Robert Bianco highlighted the episode as one to watch in his preview column for USA Today. Maureen Ryan for the Chicago Tribune praised the return of Brent Spiner to Star Trek, saying: "Surprise, fear, elation, self-control; they're all given masterful life by Spiner in the space of a few seconds." IGN gave it a score of three out of five, and said it was a return to the quality of "Broken Bow", and praised the abilities of Spiner. The teaser trailer was compared to that of a Quentin Tarantino film, and concluded saying: "Executive Producer Manny Coto has a long way to go if he has any hope of making up for Enterprises transgressions the past three years but if this three episode story arc lives up to the promise shown in "Borderland", he might just pull it off." IGN reviewed the episode again when it was repeated, saying it held up, but said the rest of the arc failed live up to the promise of this episode. Stephanie Vander Weide of Television Without Pity gave the episode a "C" grade rating. She said that she liked the premise of the episode, but felt that the execution was sub-par, describing the augments as "Khannabees" and expressing her disappointment in the actions of Captain Archer.
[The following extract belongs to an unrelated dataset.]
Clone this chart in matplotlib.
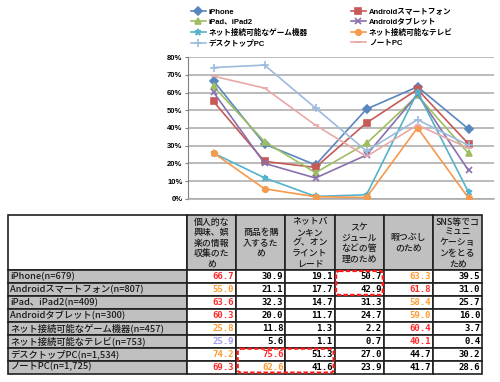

The mini-arc, featuring the episodes "Borderland", "Cold Station 12" and "The Augments", was ranked the sixth best story of Enterprise by Den of Geek writer James Hunt. The Hollywood Reporter rated "Borderland" the 96th best episode of all Star Trek episodes. Vulture noted "Borderland" as an episode where the show "hit its stride", and praised actor Brent Spiner for his role in the episode as Arik. They also listed this episode as one of the best of the series, in their episode guide for all Star Trek series. Screen Rant praised casting Brent Spiner as the character Arik Soong.

===Awards===
Alongside his work on the following episode "Cold Station 12", Vince Deadrick, Jr.'s work on "Borderland" was nominated for a Primetime Emmy Award for Outstanding Stunt Coordination. It was instead awarded to Matt Taylor for his work on 24.

==Home media release==
A home media release of the episode was on DVD; having been released as part of the season four box set on November 1, 2005 in the United States. The Blu-ray edition was released on April 1, 2014.